There is something strangely poetic about seeing a historic courtyard through a black iron grille, as though history itself is both tantalizingly near and yet withheld. The photograph captures the Hôtel de Sens in Paris, a late medieval palace that once hosted archbishops and queens, and now houses the Bibliothèque Forney, a library dedicated to the decorative arts. The perspective from behind the gate transforms the view into a tableau of restrained grandeur, where the Renaissance façade, softened by time and weather, rises beyond a neatly tended garden. The framing grid imposes a sense of distance, as though one were a curious outsider peering into a hidden world.
The architecture speaks of a Paris that still bears the weight of the Middle Ages yet strains toward the classical order of the Renaissance. Stone arches open onto shaded colonnades, while the slate roof and dormer windows echo the confident elegance of sixteenth-century France. Within the courtyard, orderly flowerbeds and clipped shrubs form a delicate counterpoint to the weight of masonry, reminding the visitor that this was always a residence as much as a fortress of faith and authority. The scene embodies both strength and refinement, a dialogue between permanence and beauty that is quintessentially Parisian.
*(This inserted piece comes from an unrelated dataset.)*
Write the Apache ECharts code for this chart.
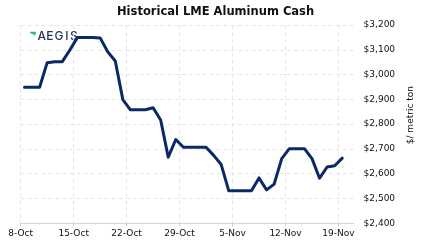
<!DOCTYPE html>
<html>
<head>
<meta charset="utf-8">
<script src="https://cdn.jsdelivr.net/npm/echarts@6/dist/echarts.min.js"></script>
<style>
html,body{margin:0;padding:0;background:#fff;}
#c{width:423px;height:251px;}
</style>
</head>
<body>
<div id="c"></div>
<script>
// Daily dates (weekend values carried forward), 8-Oct .. 19-Nov
const dates = [
 '8-Oct','9-Oct','10-Oct','11-Oct','12-Oct','13-Oct','14-Oct',
 '15-Oct','16-Oct','17-Oct','18-Oct','19-Oct','20-Oct','21-Oct',
 '22-Oct','23-Oct','24-Oct','25-Oct','26-Oct','27-Oct','28-Oct',
 '29-Oct','30-Oct','31-Oct','1-Nov','2-Nov','3-Nov','4-Nov',
 '5-Nov','6-Nov','7-Nov','8-Nov','9-Nov','10-Nov','11-Nov',
 '12-Nov','13-Nov','14-Nov','15-Nov','16-Nov','17-Nov','18-Nov',
 '19-Nov'
];
const cashPrice = [
 2949,2949,2949,3048,3052,3052,3099,
 3150,3150,3150,3148,3092,3055,2899,
 2858,2858,2858,2866,2817,2667,2738,
 2707,2707,2707,2707,2674,2637,2531,
 2531,2531,2531,2583,2535,2558,2661,
 2701,2701,2701,2661,2582,2627,2632,
 2663
];
const tickLabels = ['8-Oct','15-Oct','22-Oct','29-Oct','5-Nov','12-Nov','19-Nov'];
const axisDays = 44; // axis spans 8-Oct .. 21-Nov
const yMin = 2400, yMax = 3200, yStep = 100;
const logoLetters = ['A','E','G','I','S'];

const chart = echarts.init(document.getElementById('c'), null, {renderer:'canvas'});
const seriesData = cashPrice.map((v,i)=>[i + 0.5, v]); // each day's value sits mid-day
const gridColor = '#e6e6e6';
const letterX = [37.5, 46.3, 54.6, 65.3, 70];
const logo = logoLetters.map((ch,i)=>({
  type:'text', z:0, left:letterX[i], top:30.5,
  style:{text:ch, font:'500 12px Inter', fill:'#26355a'}
}));
chart.setOption({
  animation:false,
  backgroundColor:'#fff',
  title:{
    text:'Historical LME Aluminum Cash',
    left:117, top:6, padding:0,
    textStyle:{fontFamily:'DejaVu Sans', fontWeight:'bold', fontSize:11.5, color:'#111'}
  },
  graphic:[
    {type:'polygon', z:0, shape:{points:[[30,31.7],[36,31.7],[35.2,36],[33.4,34.2],[30.6,33.6]]}, style:{fill:'#1fc28e'}}
  ].concat(logo),
  grid:{left:20.7, right:63, top:25, bottom:27.7, containLabel:false},
  xAxis:{
    type:'value', min:0, max:axisDays, interval:7,
    axisLine:{show:true, lineStyle:{color:'#d4d4d4', width:1}},
    axisTick:{show:true, length:3, lineStyle:{color:'#cfcfcf'}},
    axisLabel:{
      showMaxLabel:false,
      margin:6,
      fontFamily:'DejaVu Sans', fontSize:9, color:'#111',
      formatter:(v)=> (v % 7 === 0 && tickLabels[v/7] !== undefined) ? tickLabels[v/7] : ''
    },
    splitLine:{show:true, showMaxLine:false, lineStyle:{color:gridColor, type:[4,3], width:1}}
  },
  yAxis:{
    type:'value', position:'right', min:yMin, max:yMax, interval:yStep,
    name:'$/ metric ton', nameLocation:'middle', nameRotate:90, nameGap:52,
    nameTextStyle:{fontFamily:'DejaVu Sans', fontSize:9, color:'#111', padding:[0,0,0,18]},
    axisLine:{show:false}, axisTick:{show:false},
    axisLabel:{margin:10, fontFamily:'DejaVu Sans', fontSize:9, color:'#111',
      formatter:(v)=>'$' + v.toLocaleString('en-US')},
    splitLine:{show:true, showMinLine:false, lineStyle:{color:gridColor, type:[4,3], width:1}}
  },
  series:[{
    type:'line', data:seriesData, showSymbol:false, symbol:'none', z:5,
    lineStyle:{color:'#0b2966', width:3, join:'round', cap:'round'}
  }]
});
</script>
</body>
</html>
Yet the most striking element is not architectural at all, but the vantage point itself. The camera’s gaze, interrupted by the black mesh of the gate, introduces a note of longing, almost voyeurism. It is as if the viewer were denied entry not just to a building but to another time—Paris as it was centuries ago, when queens like Margaret of Valois resided here and when power was measured not only in crowns but in the stone walls that guarded them. This tension between access and exclusion, vision and obstruction, makes the image a metaphor for the traveler’s experience: always glimpsing, never quite grasping, the elusive totality of the city.
Paris, after all, thrives on such half-revealed secrets. The city does not simply present itself; it withholds, it tempts, it forces you to wander further, to seek another doorway, another perspective. To stand before the Hôtel de Sens and see it through iron bars is to understand that Paris is not a city to be consumed in a single glance but to be pursued, slowly, as one might pursue an elusive lover across centuries. The beauty lies not only in what is seen, but in what remains just out of reach.